We knew he was always going to be special from the moment he made a century on test debut in India in 2006. 12 years later, the man known as Chef signed off with another ton against the same opponents.
His total of 12,472 test runs is an England record by some distance and it may well stand for a long time to come.
Sir Geoffrey Boycott – 2019, England
Geoff Boycott also held England’s test run scoring record at one point. He will feel that the knighthood for services as a player and commentator was long overdue.
Boycott was a stubborn and reliable batsman who churned out over 100 first class centuries in a long career that stretched from 1962 to 1986. He scored 8,114 test runs which remained a record until it was later overtaken by David Gower.
Sir Andrew John Strauss – 2019, England
The first England captain to win the Ashes in Australia for 24 years, Andrew Strauss has also served as an administrator and a commentator.
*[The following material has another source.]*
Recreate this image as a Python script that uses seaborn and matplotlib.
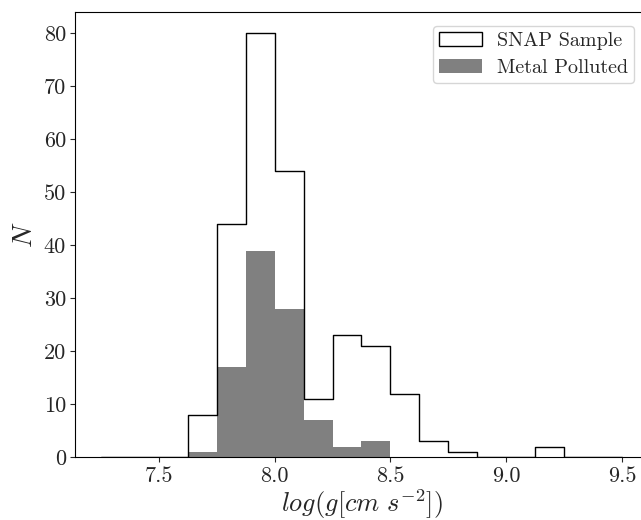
import numpy as np
import pandas as pd
import matplotlib
matplotlib.use("Agg")
import matplotlib.pyplot as plt
from matplotlib.patches import Patch
import seaborn as sns

# bin edges (log g) and counts
bin_edges = [7.25, 7.375, 7.5, 7.625, 7.75, 7.875, 8.0, 8.125, 8.25, 8.375,
             8.5, 8.625, 8.75, 8.875, 9.0, 9.125, 9.25, 9.375, 9.5]
snap_counts = [0, 0, 0, 8, 44, 80, 54, 11, 23, 21, 12, 3, 1, 0, 0, 2, 0, 0]
metal_counts = [0, 0, 0, 1, 17, 39, 28, 7, 2, 3, 0, 0, 0, 0, 0, 0, 0, 0]
xticks = [7.5, 8.0, 8.5, 9.0, 9.5]
yticks = [0, 10, 20, 30, 40, 50, 60, 70, 80]

sns.set_style("ticks")
plt.rcParams["font.family"] = "serif"
plt.rcParams["font.serif"] = ["cmr10", "DejaVu Serif"]
plt.rcParams["mathtext.fontset"] = "cm"
plt.rcParams["axes.unicode_minus"] = False
plt.rcParams["axes.formatter.use_mathtext"] = True

edges = np.array(bin_edges)
centers = (edges[:-1] + edges[1:]) / 2
df = pd.DataFrame({"logg": centers, "snap": snap_counts, "metal": metal_counts})

fig = plt.figure(figsize=(6.41, 5.20), dpi=100)
ax = fig.add_axes([75 / 641, 1 - 457.3 / 520, (648 - 75) / 641, (457.3 - 12) / 520])

sns.histplot(data=df, x="logg", weights="snap", bins=list(bin_edges), element="step",
             fill=False, color="black", linewidth=1.0, ax=ax)
sns.histplot(data=df, x="logg", weights="metal", bins=list(bin_edges), element="step",
             fill=True, color="gray", alpha=1.0, linewidth=0, ax=ax)

ax.set_xlim(7.1375, 9.6125)
ax.set_ylim(0, 84)
ax.set_xticks(xticks)
ax.set_yticks(yticks)
ax.set_xticklabels([f"{v:.1f}" for v in xticks])
ax.set_yticklabels([str(v) for v in yticks])
ax.tick_params(labelsize=16, direction="out", length=3.5, width=0.8, pad=3)
for s in ax.spines.values():
    s.set_visible(True)
    s.set_linewidth(0.8)
    s.set_color("black")

ax.set_xlabel(r"$log(g[cm\ s^{-2}])$", fontsize=19, labelpad=1)
ax.set_ylabel(r"$N$", fontsize=20, labelpad=4)

handles = [Patch(facecolor="white", edgecolor="black", linewidth=1.0),
           Patch(facecolor="gray", edgecolor="none")]
ax.legend(handles, ["SNAP Sample", "Metal Polluted"], loc="upper right",
          fontsize=14.5, frameon=True, handlelength=2.1, handletextpad=0.75,
          borderpad=0.3, labelspacing=0.45,
          bbox_to_anchor=(1.0, 1.0), borderaxespad=0.7)

fig.savefig("out.png", dpi=100)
He was a tremendous batter, scoring over 7,000 runs in exactly 100 tests and he was an inspired leader of England in three formats of the game.
His work in cricket following his retirement undoubtedly contributed to Strauss receiving his knighthood in 2019.
Sir Clive Hubert Lloyd – 2020, West Indies
Clive Lloyd’s knighthood may have been overdue and the accolade is certainly deserved. As a long-standing captain of the West Indies, he guided the team to victory in the first two World Cups in 1975 and 1979.
He was an inspiration captain who helped to bring through some of the best West Indian players of his and the next generation. After scoring 7,515 test runs in an 18 year career, Clive Lloyd stayed in the game as a manager, coach and commentator and his knighthood acknowledges all of his great work.
Sir Cuthbert Gordon Greenidge – 2020, West Indies
A long-time teammate of Clive Lloyd, Gordon Greenidge was knighted in the same year. A powerful opening batsman, he was a reliable presence at the top of the West Indian order between 1974 and 1991.
Greenidge scored heavily in all forms of the game, but his knighthood also recognises his later work in the development of sport. He later worked as a coach and national selector.